Your instructions:
Beginning with the first line, set down every line through the one containing "import plotly.graph_objects as go", exactly as it appears, but not the pictures.
-------------------------
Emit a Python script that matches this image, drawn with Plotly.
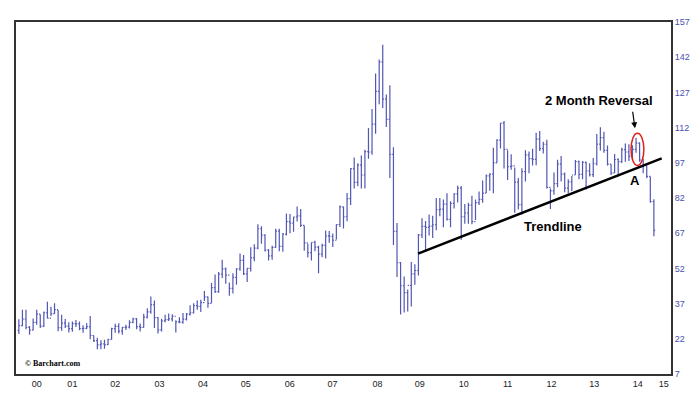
import plotly.graph_objects as go

# monthly crude oil bars, Jan 2000 .. Nov 2014 (month index 0..178)
close = [
    27.6, 30.4, 26.9, 25.7, 29.0, 32.5, 27.4, 33.1, 30.8, 32.7, 34.4, 26.8,
    28.7, 27.4, 26.3, 28.5, 28.4, 26.3, 26.4, 27.2, 23.4, 21.2, 19.4, 19.8,
    19.5, 21.7, 26.3, 27.3, 25.3, 26.9, 27.0, 29.0, 30.5, 27.2, 26.9, 31.2,
    33.5, 36.6, 31.0, 25.8, 29.6, 30.2, 30.5, 31.6, 29.2, 29.1, 30.4, 32.5,
    33.1, 36.2, 35.8, 37.4, 39.9, 37.1, 43.8, 42.1, 49.6, 51.8, 49.1, 43.5,
    48.2, 51.8, 55.4, 49.7, 52.0, 56.5, 60.6, 68.9, 66.2, 59.8, 57.3, 61.0,
    67.9, 61.4, 66.6, 71.9, 71.3, 73.9, 74.4, 70.3, 62.9, 58.7, 63.1, 61.1,
    58.1, 61.8, 65.9, 65.7, 64.0, 70.7, 78.2, 74.0, 81.7, 94.5, 88.7, 96.0,
    91.8, 101.8, 101.6, 113.5, 127.4, 140.0, 124.1, 115.5, 100.6, 67.8, 54.4, 44.6,
    41.7, 44.8, 49.7, 51.1, 66.3, 69.9, 69.5, 70.0, 70.6, 77.0, 77.3, 79.4,
    72.9, 79.7, 83.8, 86.2, 74.0, 75.6, 79.0, 71.9, 80.0, 81.4, 84.1, 91.4,
    92.2, 97.0, 106.7, 113.9, 102.7, 95.4, 95.7, 88.8, 79.2, 93.2, 100.4, 98.8,
    98.5, 107.1, 103.0, 104.9, 86.5, 85.0, 88.1, 96.5, 92.2, 86.2, 88.9, 91.8,
    97.5, 92.1, 97.2, 93.5, 92.0, 96.6, 105.0, 107.7, 102.3, 96.4, 92.7, 98.4,
    97.5, 102.6, 101.6, 99.7, 102.7, 105.4, 98.2, 96.0, 91.2, 80.5, 68.2,
]
high = [
    30.3, 34.4, 34.4, 27.5, 30.6, 34.4, 32.4, 33.6, 37.8, 35.7, 37.2, 34.3,
    32.2, 30.4, 29.0, 29.4, 30.0, 29.4, 27.8, 28.6, 31.7, 23.4, 22.4, 21.4,
    21.6, 22.0, 26.7, 28.4, 28.6, 27.0, 28.0, 29.9, 31.0, 30.9, 28.5, 32.7,
    35.0, 40.0, 38.3, 31.3, 30.5, 32.3, 32.8, 32.5, 29.9, 31.2, 33.0, 33.0,
    36.3, 37.1, 38.4, 38.6, 42.4, 40.0, 45.8, 49.4, 50.5, 55.7, 52.4, 46.0,
    49.9, 52.1, 58.3, 57.7, 52.1, 61.0, 62.3, 70.8, 70.0, 66.6, 60.3, 61.7,
    68.9, 68.9, 67.1, 75.4, 75.2, 74.0, 78.4, 77.3, 70.3, 62.5, 62.9, 63.8,
    61.6, 62.5, 68.1, 67.9, 66.9, 70.8, 78.8, 78.4, 84.1, 94.7, 99.3, 96.8,
    100.1, 102.6, 111.8, 119.9, 135.1, 141.0, 147.3, 126.1, 130.0, 103.6, 71.3, 54.7,
    48.6, 43.0, 54.7, 53.8, 66.7, 73.4, 72.2, 75.0, 74.4, 82.0, 82.0, 81.4,
    84.0, 80.6, 84.0, 87.2, 87.1, 79.4, 80.0, 83.0, 81.4, 84.8, 89.5, 92.0,
    92.6, 103.4, 107.0, 113.9, 114.8, 102.4, 100.6, 95.0, 90.5, 94.7, 102.4, 101.8,
    103.0, 109.8, 110.6, 106.0, 106.8, 86.0, 92.9, 98.3, 99.9, 92.9, 90.0, 91.4,
    98.2, 98.0, 97.8, 97.6, 96.8, 99.0, 109.3, 112.2, 110.2, 104.4, 96.4, 100.7,
    98.9, 103.4, 105.2, 104.9, 104.5, 107.7, 105.8, 98.7, 95.9, 91.2, 81.5,
]
low = [
    24.0, 27.3, 26.1, 23.7, 25.6, 28.0, 26.6, 27.0, 30.6, 31.7, 32.6, 25.2,
    25.4, 26.6, 24.7, 25.0, 27.0, 25.6, 24.6, 26.1, 21.8, 20.6, 17.5, 17.6,
    17.8, 19.4, 21.7, 24.6, 24.3, 23.7, 25.8, 26.4, 28.6, 26.1, 25.1, 26.8,
    30.6, 32.7, 26.6, 24.3, 25.1, 29.0, 29.6, 29.4, 24.7, 28.6, 28.4, 29.8,
    31.9, 32.8, 34.4, 33.4, 38.1, 35.2, 37.4, 41.5, 41.6, 47.9, 45.5, 40.3,
    41.3, 45.0, 51.0, 49.2, 46.2, 50.7, 55.0, 60.2, 62.5, 59.2, 55.4, 55.7,
    60.8, 59.3, 59.1, 66.0, 67.0, 67.6, 72.0, 69.6, 59.5, 56.6, 55.4, 59.3,
    49.9, 56.8, 56.2, 62.9, 61.1, 64.3, 69.6, 69.0, 72.1, 79.0, 86.0, 87.0,
    86.1, 86.1, 98.7, 100.4, 109.4, 122.0, 120.4, 112.3, 90.5, 62.0, 48.3, 32.4,
    33.2, 33.6, 35.8, 45.0, 49.0, 65.0, 59.0, 66.0, 65.0, 68.3, 74.2, 69.5,
    72.4, 69.5, 77.5, 80.1, 64.2, 71.0, 71.0, 70.8, 72.6, 79.0, 80.0, 84.1,
    85.1, 84.0, 97.0, 103.1, 94.6, 89.7, 94.0, 75.7, 77.1, 74.9, 89.0, 92.5,
    95.8, 96.0, 102.0, 101.0, 86.1, 77.3, 83.4, 86.6, 89.0, 84.5, 84.0, 85.0,
    91.9, 90.0, 90.0, 85.6, 91.2, 91.0, 95.9, 102.2, 101.3, 95.9, 91.8, 92.7,
    91.2, 96.9, 97.4, 97.8, 98.3, 101.3, 97.4, 92.5, 90.4, 80.0, 65.7,
]
open_ = [25.6] + close[:-1]
months = list(range(len(close)))

year_labels = ["00", "01", "02", "03", "04", "05", "06", "07",
               "08", "09", "10", "11", "12", "13", "14", "15"]
year_pos = [5, 15, 27, 39.4, 51.6, 63.6, 75.9, 87.9,
            100.5, 112.4, 124.7, 137, 149.3, 161.3, 173.5, 180.8]
price_ticks = [7, 22, 37, 52, 67, 82, 97, 112, 127, 142, 157]

trend_x = [111.9, 180.2]
trend_y = [58.3, 98.9]

bar_color = "#5257b4"

fig = go.Figure()
fig.add_trace(go.Ohlc(
    x=months, open=open_, high=high, low=low, close=close,
    increasing=dict(line=dict(color=bar_color, width=1.2)),
    decreasing=dict(line=dict(color=bar_color, width=1.2)),
    tickwidth=0.35, showlegend=False,
))
fig.add_trace(go.Scatter(
    x=trend_x, y=trend_y, mode="lines",
    line=dict(color="black", width=2.5), showlegend=False, hoverinfo="skip",
))

fig.add_shape(type="circle", xref="x", yref="y",
              x0=171.6, x1=175.2, y0=95.9, y1=109.6,
              line=dict(color="#e0201c", width=1.5))

fig.add_annotation(x=172.7, y=111.7, ax=172.0, ay=119.4, axref="x", ayref="y",
                   text="", showarrow=True, arrowhead=2, arrowsize=1,
                   arrowwidth=1.2, arrowcolor="black")
fig.add_annotation(x=162.5, y=123.5, text="<b>2 Month Reversal</b>", showarrow=False,
                   font=dict(family="Arial", size=13, color="black"))
fig.add_annotation(x=172.7, y=89.5, text="<b>A</b>", showarrow=False,
                   font=dict(family="Arial", size=13, color="black"))
fig.add_annotation(x=149.8, y=69.8, text="<b>Trendline</b>", showarrow=False,
                   font=dict(family="Arial", size=13, color="black"))
fig.add_annotation(x=0.01, y=0.03, xref="paper", yref="paper",
                   xanchor="left", yanchor="middle", showarrow=False,
                   text="<b>© Barchart.com</b>",
                   font=dict(family="Liberation Serif", size=8, color="black"))

fig.update_layout(
    width=700, height=402,
    margin=dict(l=6, r=37, t=14, b=36),
    paper_bgcolor="white", plot_bgcolor="white",
    xaxis=dict(
        range=[-0.8, 182.8], rangeslider=dict(visible=False),
        tickvals=year_pos, ticktext=year_labels, ticks="",
        showgrid=False, zeroline=False,
        showline=True, linecolor="#333", linewidth=2, mirror=True,
        tickfont=dict(family="Arial", size=9, color="#222"),
    ),
    yaxis=dict(
        range=[7, 157], side="right", tickvals=price_ticks,
        showgrid=False, zeroline=False, ticks="",
        showline=True, linecolor="#333", linewidth=2, mirror=True,
        tickfont=dict(family="Arial", size=9, color="#4a4fb0"),
    ),
)

fig.write_html("out.html")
-------------------------
Exercise output:
Emit a Python script that matches this image, drawn with Plotly.
import plotly.graph_objects as go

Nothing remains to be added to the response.